- [Exercise goal]
Omit pictures and quote the listing below line by line, from its start through the line that holds "hours = np.arange(0, 24 + 1e-9, 1 / 6)".

- [Data section]
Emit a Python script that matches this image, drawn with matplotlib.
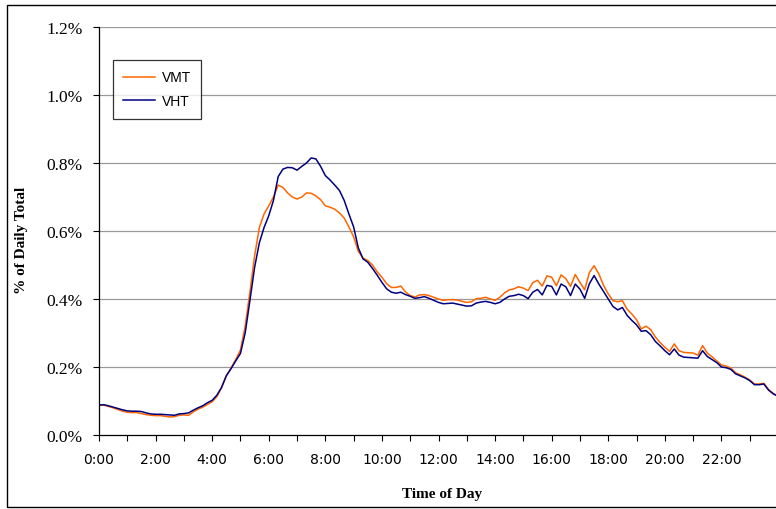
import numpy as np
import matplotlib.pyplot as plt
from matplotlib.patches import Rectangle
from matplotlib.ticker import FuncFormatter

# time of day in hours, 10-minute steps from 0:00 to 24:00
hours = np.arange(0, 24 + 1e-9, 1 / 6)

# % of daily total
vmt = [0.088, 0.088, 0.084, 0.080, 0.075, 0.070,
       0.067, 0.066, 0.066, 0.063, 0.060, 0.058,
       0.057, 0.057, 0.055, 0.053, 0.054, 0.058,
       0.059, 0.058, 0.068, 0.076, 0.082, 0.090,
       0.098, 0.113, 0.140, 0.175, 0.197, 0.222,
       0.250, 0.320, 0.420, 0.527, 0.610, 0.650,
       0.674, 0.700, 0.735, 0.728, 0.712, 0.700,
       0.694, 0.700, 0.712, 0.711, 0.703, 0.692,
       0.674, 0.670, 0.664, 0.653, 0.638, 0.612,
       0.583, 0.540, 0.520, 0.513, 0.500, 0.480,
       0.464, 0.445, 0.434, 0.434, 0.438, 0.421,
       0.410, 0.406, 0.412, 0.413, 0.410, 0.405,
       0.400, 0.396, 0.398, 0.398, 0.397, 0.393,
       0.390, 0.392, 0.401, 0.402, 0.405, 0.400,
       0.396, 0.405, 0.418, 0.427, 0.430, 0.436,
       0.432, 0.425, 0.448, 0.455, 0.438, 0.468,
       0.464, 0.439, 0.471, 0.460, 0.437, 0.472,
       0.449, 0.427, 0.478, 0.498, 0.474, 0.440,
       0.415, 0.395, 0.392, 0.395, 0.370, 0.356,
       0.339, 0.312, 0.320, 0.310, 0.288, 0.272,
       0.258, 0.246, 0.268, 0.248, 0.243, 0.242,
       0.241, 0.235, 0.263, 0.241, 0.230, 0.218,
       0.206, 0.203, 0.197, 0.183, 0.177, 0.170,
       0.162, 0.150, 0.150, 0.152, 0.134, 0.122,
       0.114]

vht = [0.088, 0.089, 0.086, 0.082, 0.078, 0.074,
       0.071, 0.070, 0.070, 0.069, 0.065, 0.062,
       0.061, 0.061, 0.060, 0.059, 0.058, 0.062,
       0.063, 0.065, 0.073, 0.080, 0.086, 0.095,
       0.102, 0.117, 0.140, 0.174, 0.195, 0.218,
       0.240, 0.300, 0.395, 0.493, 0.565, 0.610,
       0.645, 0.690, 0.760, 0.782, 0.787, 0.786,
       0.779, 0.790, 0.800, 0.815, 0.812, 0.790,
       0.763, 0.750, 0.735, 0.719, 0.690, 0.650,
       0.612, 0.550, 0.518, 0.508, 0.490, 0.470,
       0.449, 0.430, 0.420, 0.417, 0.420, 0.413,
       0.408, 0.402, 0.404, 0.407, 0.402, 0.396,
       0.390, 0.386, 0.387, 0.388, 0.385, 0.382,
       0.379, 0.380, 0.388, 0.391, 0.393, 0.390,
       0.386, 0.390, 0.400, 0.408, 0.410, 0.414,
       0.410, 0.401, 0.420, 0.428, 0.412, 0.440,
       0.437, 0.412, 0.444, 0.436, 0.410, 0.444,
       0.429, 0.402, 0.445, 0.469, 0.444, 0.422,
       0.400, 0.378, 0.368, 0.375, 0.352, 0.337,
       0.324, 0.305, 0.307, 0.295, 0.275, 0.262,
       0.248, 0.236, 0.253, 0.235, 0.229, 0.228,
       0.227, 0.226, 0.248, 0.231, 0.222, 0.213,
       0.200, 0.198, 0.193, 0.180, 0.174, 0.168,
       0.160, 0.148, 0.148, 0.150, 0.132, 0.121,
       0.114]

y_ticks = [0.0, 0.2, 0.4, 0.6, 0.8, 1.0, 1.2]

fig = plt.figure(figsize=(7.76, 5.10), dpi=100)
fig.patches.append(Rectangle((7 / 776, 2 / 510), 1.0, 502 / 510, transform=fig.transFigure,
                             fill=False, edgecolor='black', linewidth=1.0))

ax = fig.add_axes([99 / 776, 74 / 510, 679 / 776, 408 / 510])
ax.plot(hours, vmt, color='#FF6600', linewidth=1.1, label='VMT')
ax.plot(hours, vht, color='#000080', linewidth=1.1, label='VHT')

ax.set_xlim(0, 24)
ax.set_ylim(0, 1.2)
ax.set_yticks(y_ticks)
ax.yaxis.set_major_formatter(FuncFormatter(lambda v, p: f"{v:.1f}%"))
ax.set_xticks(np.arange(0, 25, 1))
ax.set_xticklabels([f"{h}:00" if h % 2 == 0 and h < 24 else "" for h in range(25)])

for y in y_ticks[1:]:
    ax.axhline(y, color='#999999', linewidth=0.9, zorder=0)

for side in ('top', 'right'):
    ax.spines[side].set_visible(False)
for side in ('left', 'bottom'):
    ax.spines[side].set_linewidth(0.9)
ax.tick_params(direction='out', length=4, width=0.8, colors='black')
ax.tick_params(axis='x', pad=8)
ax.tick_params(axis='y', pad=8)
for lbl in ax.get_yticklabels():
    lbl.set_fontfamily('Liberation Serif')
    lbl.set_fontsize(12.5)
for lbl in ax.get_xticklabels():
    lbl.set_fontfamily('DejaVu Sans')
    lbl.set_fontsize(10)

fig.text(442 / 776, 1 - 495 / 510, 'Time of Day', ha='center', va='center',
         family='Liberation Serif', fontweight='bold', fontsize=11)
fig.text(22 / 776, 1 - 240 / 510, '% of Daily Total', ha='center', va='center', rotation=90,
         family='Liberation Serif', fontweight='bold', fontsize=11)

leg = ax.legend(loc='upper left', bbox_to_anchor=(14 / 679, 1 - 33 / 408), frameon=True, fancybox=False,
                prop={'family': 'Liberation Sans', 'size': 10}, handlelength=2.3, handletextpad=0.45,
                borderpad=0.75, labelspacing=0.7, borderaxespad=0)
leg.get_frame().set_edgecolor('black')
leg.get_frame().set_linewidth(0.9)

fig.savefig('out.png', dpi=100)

- [Final result]
Emit a Python script that matches this image, drawn with matplotlib.
import numpy as np
import matplotlib.pyplot as plt
from matplotlib.patches import Rectangle
from matplotlib.ticker import FuncFormatter

# time of day in hours, 10-minute steps from 0:00 to 24:00
hours = np.arange(0, 24 + 1e-9, 1 / 6)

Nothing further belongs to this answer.